Over the past week, Director of National Intelligence James Clapper has insisted that the government's PRISM data collection program is only being used to target the communications of non-US citizens outside the country. That’s not very comforting for non-US citizens outside the country. So it should come as no surprise that the EU’s commissioner for justice and fundamental rights, Viviane Reding, has written to US Attorney General Eric Holder voicing concerns that the US government is spying on Europeans’ data.

"I would request that you provide me with explanations and clarifications on the Prism program"

Reuters has obtained a copy of the letter, part of which reportedly reads, "I would request that you provide me with explanations and clarifications on the PRISM program, other US programs involving data collection and search, and laws under which such programs may be authorized." The top EU justice official is also said to have asked whether EU citizens were targeted under PRISM, how much access to data US authorities have, and what people can do to appeal against being monitored.
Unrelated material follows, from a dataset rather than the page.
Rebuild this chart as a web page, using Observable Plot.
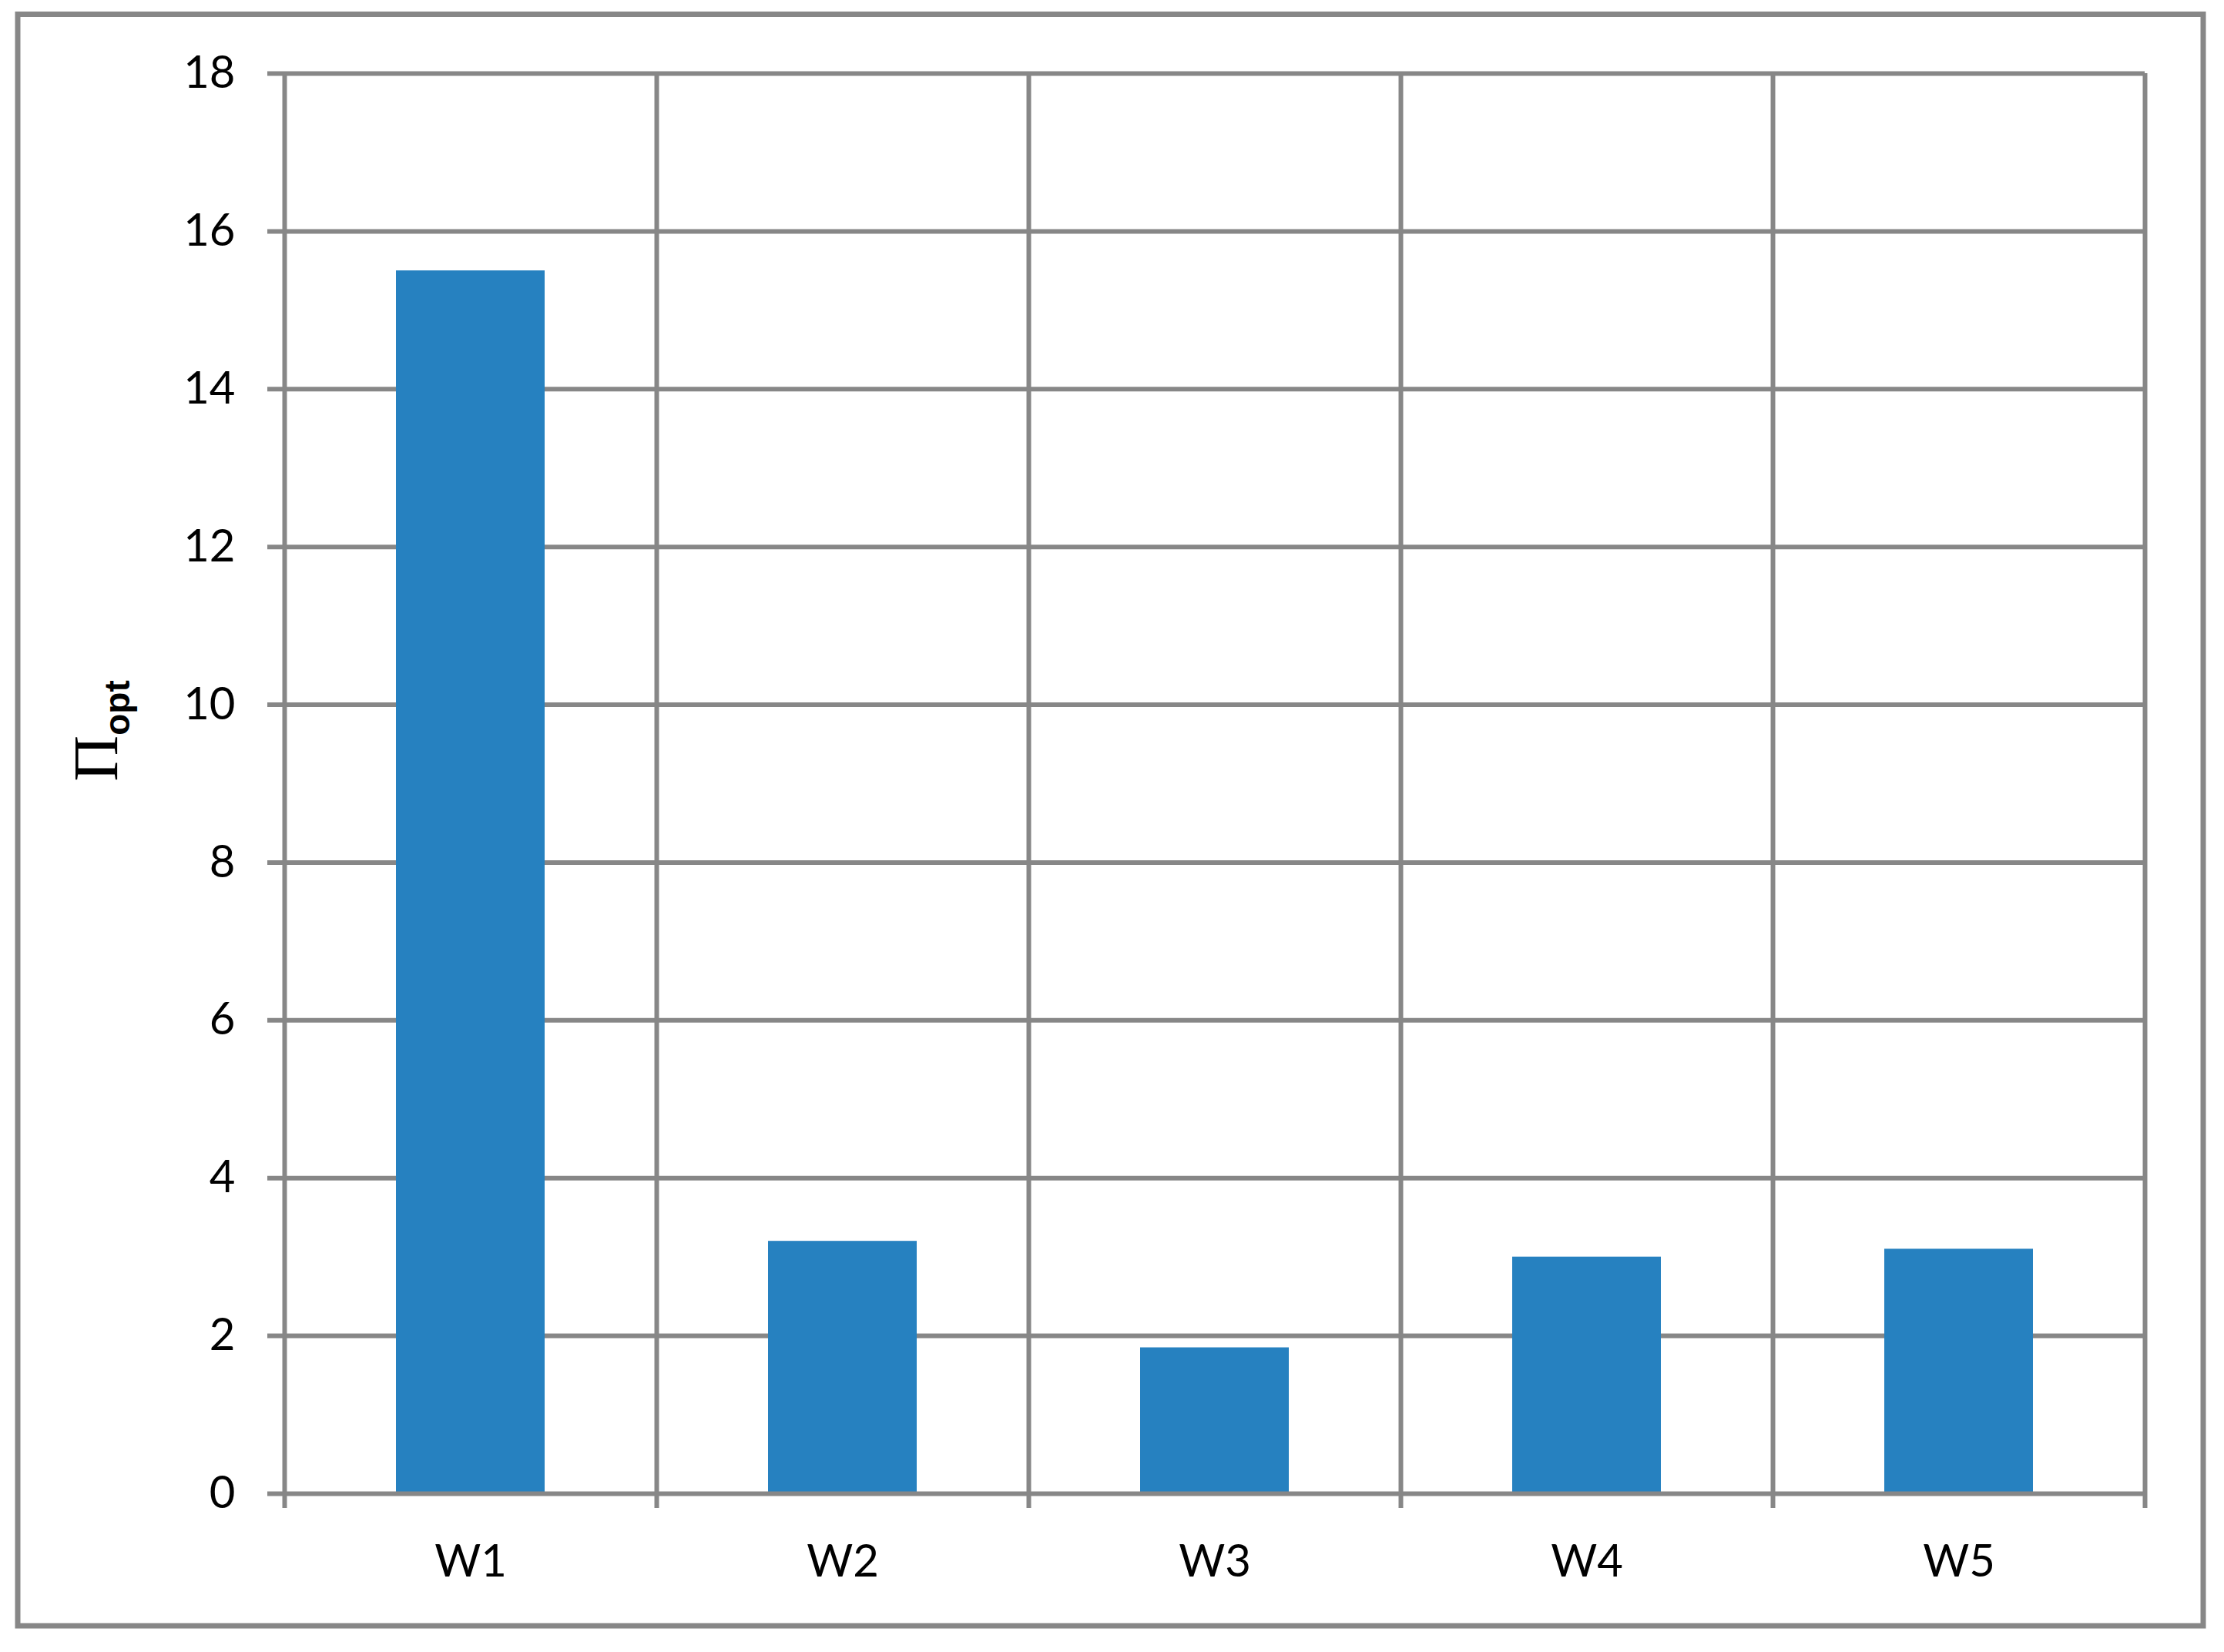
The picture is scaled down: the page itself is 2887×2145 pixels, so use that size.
<!DOCTYPE html>
<html>
<head>
<meta charset="utf-8">
<script src="https://cdn.jsdelivr.net/npm/d3@7"></script>
<script src="https://cdn.jsdelivr.net/npm/@observablehq/plot@0.6"></script>
<style>
  html, body { margin: 0; padding: 0; background: #ffffff; }
  #chart svg { display: block; }
</style>
</head>
<body>
<div id="chart"></div>
<script>
const categories = ["W1", "W2", "W3", "W4", "W5"];
const values = [15.5, 3.2, 1.85, 3.0, 3.1];
const yTicks = [0, 2, 4, 6, 8, 10, 12, 14, 16, 18];

const data = categories.map((c, i) => ({cat: c, value: values[i], i}));
const bounds = d3.range(categories.length + 1);
const centers = categories.map((c, i) => i + 0.5);

const gray = "#878787";
const blue = "#2681c0";

const plot = Plot.plot({
  width: 2887,
  height: 2145,
  marginLeft: 369,
  marginRight: 103,
  marginTop: 95,
  marginBottom: 206,
  style: {fontFamily: "Lato", fontSize: "58px", color: "#000", background: "#fff"},
  x: {domain: [0, categories.length]},
  y: {domain: [0, 18]},
  marks: [
    Plot.ruleY(yTicks.filter(d => d !== 0), {y: d => d, x1: 0, x2: categories.length, stroke: gray, strokeWidth: 6, insetLeft: -22}),
    Plot.ruleX(bounds, {x: d => d, y1: 18, y2: 0, stroke: gray, strokeWidth: 6, insetBottom: -19}),
    Plot.rectY(data, {x1: d => d.i, x2: d => d.i + 1, y1: 0, y2: "value", fill: blue, insetLeft: 145, insetRight: 145}),
    Plot.ruleY([0], {x1: 0, x2: categories.length, stroke: gray, strokeWidth: 6, insetLeft: -22}),
    Plot.axisY({ticks: yTicks, tickSize: 0, tickPadding: 64, label: null, tickFormat: d => String(d)}),
    Plot.axisX({ticks: centers, tickSize: 0, tickPadding: 66, label: null, tickFormat: d => categories[Math.floor(d)]})
  ]
});

const svg = d3.select(plot);
svg.append("rect")
  .attr("x", 23).attr("y", 18.5)
  .attr("width", 2860 - 23).attr("height", 2111 - 18.5)
  .attr("fill", "none").attr("stroke", gray).attr("stroke-width", 7);

const lab = svg.append("text")
  .attr("transform", "translate(152,949) rotate(-90)")
  .attr("text-anchor", "middle")
  .attr("fill", "#000");
lab.append("tspan").attr("font-family", "'Liberation Serif'").attr("font-size", 83).text("Π");
lab.append("tspan").attr("font-family", "'Liberation Sans'").attr("font-weight", "bold").attr("font-size", 46).attr("dy", 16).text("opt");

document.getElementById("chart").appendChild(plot);
</script>
</body>
</html>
Over the past year, Reding has been at the forefront of several debates surrounding technology and privacy, notably proposing "right to be forgotten" rules related to data retention to the European Parliament and leading the charge against Google’s contentious revisions to its privacy policy. In 2012, reports Reuters, Reding tried to introduce rules establishing legal barriers that would prevent foreign authorities from unilaterally accessing Europeans’ data. However, unnamed officials say that the proposals were watered down by members of the European Commission over concerns about straining EU-US relations. Reding and Holder are scheduled to meet in Dublin on Friday, and we can expect PRISM to figure prominently on the itinerary for discussion.